The USD/THB pair had a slightly negative session during the day on Tuesday, but quite frankly this is a market that has been grinding away to the upside for some time now. While most of you will have never traded the Thai baht, this is an excellent pair as far as I’m concerned because as you can see it tends to grind in a nice trend for long periods of time. This is a longer-term type of trader’s market, but I like the fact that we certainly have clearly when it comes to movement.
Looking at this market, you can see that we are hanging about the 36 handle, which of course is a large, round, psychologically significant number and an area that we have seen quite a bit of interest in recently anyway.
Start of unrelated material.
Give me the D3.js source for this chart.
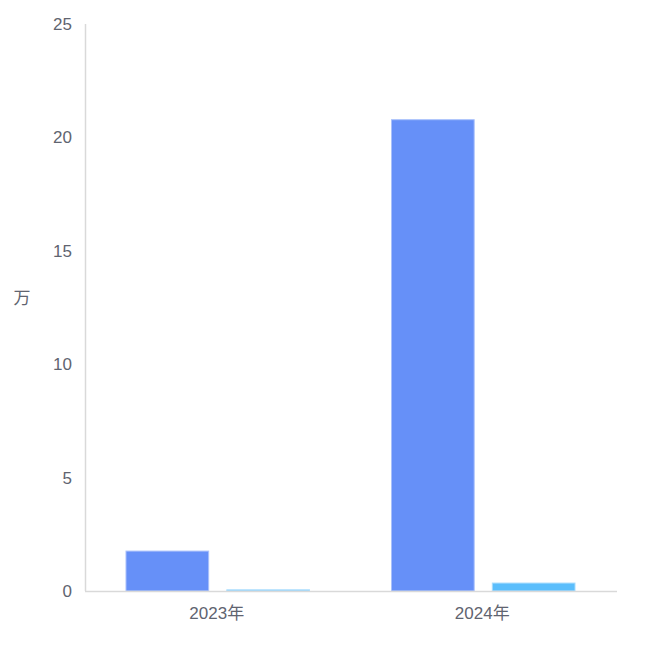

With that being the case, I think that it’s only a matter of time before we continue the upward slope that we have seen for some time.
100 Day Exponential Moving Average
The 100 day exponential moving average has been grinding its way higher, and offering dynamic support since the beginning of October. I believe this shows that the longer-term traders are interested in going long, and it makes sense quite frankly as the US dollar is considered to be a bit of a “safety currency”, and that the Thai baht represents Southeast Asia, not exactly a hotbed of what I would consider to be economic stability, as a lot of traders will put money into that region only when they feel that economic risk appetite has returned. I do not think it has to this point, so quite frankly I will continue to be bullish of this market.
Having said that though, you have to keep in mind that this pair does not move very rapidly. In fact, you should not enter this pair unless you plan on being in the trade for at least a week, possibly even more. There have been times where I have traded this pair for several months at a time.